→ WORK REQUIRED
Only the lines from the start of the data through the one containing "ax.spines['right'].set_visible(False)" belong in your answer; return them exactly.

_ _ _ _

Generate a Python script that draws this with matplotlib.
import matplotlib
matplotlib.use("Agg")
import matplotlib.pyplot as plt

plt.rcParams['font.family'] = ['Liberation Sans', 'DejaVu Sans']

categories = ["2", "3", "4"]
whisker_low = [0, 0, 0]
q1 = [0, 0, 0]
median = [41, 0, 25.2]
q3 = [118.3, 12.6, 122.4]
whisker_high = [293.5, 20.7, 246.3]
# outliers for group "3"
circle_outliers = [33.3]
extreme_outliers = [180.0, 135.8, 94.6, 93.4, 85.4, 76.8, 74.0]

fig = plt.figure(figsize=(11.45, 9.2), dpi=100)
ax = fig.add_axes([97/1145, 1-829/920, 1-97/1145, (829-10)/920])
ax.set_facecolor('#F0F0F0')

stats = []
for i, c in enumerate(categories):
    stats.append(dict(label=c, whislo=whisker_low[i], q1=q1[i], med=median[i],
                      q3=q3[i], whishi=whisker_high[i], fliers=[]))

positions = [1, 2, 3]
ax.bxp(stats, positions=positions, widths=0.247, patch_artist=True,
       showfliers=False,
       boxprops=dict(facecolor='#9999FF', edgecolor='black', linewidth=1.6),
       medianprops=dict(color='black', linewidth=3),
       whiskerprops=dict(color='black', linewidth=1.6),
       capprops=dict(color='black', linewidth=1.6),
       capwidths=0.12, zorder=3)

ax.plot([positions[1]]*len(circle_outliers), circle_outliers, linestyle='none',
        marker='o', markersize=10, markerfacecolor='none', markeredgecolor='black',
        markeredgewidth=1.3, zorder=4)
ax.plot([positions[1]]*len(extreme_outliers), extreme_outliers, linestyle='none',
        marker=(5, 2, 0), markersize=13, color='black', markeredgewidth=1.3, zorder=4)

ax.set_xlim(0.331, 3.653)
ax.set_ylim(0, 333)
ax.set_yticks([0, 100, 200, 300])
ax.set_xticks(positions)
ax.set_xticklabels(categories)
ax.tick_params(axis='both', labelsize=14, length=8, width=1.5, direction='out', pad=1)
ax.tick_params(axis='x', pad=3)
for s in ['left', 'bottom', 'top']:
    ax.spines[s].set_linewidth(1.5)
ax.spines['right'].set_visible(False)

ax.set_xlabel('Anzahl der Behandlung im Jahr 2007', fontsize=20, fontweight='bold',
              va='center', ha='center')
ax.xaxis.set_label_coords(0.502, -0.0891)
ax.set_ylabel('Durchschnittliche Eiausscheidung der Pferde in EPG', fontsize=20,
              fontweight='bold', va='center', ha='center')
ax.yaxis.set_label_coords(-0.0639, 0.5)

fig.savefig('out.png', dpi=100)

_ _ _ _

→ RESULT OF THE EXERCISE
Generate a Python script that draws this with matplotlib.
import matplotlib
matplotlib.use("Agg")
import matplotlib.pyplot as plt

plt.rcParams['font.family'] = ['Liberation Sans', 'DejaVu Sans']

categories = ["2", "3", "4"]
whisker_low = [0, 0, 0]
q1 = [0, 0, 0]
median = [41, 0, 25.2]
q3 = [118.3, 12.6, 122.4]
whisker_high = [293.5, 20.7, 246.3]
# outliers for group "3"
circle_outliers = [33.3]
extreme_outliers = [180.0, 135.8, 94.6, 93.4, 85.4, 76.8, 74.0]

fig = plt.figure(figsize=(11.45, 9.2), dpi=100)
ax = fig.add_axes([97/1145, 1-829/920, 1-97/1145, (829-10)/920])
ax.set_facecolor('#F0F0F0')

stats = []
for i, c in enumerate(categories):
    stats.append(dict(label=c, whislo=whisker_low[i], q1=q1[i], med=median[i],
                      q3=q3[i], whishi=whisker_high[i], fliers=[]))

positions = [1, 2, 3]
ax.bxp(stats, positions=positions, widths=0.247, patch_artist=True,
       showfliers=False,
       boxprops=dict(facecolor='#9999FF', edgecolor='black', linewidth=1.6),
       medianprops=dict(color='black', linewidth=3),
       whiskerprops=dict(color='black', linewidth=1.6),
       capprops=dict(color='black', linewidth=1.6),
       capwidths=0.12, zorder=3)

ax.plot([positions[1]]*len(circle_outliers), circle_outliers, linestyle='none',
        marker='o', markersize=10, markerfacecolor='none', markeredgecolor='black',
        markeredgewidth=1.3, zorder=4)
ax.plot([positions[1]]*len(extreme_outliers), extreme_outliers, linestyle='none',
        marker=(5, 2, 0), markersize=13, color='black', markeredgewidth=1.3, zorder=4)

ax.set_xlim(0.331, 3.653)
ax.set_ylim(0, 333)
ax.set_yticks([0, 100, 200, 300])
ax.set_xticks(positions)
ax.set_xticklabels(categories)
ax.tick_params(axis='both', labelsize=14, length=8, width=1.5, direction='out', pad=1)
ax.tick_params(axis='x', pad=3)
for s in ['left', 'bottom', 'top']:
    ax.spines[s].set_linewidth(1.5)
ax.spines['right'].set_visible(False)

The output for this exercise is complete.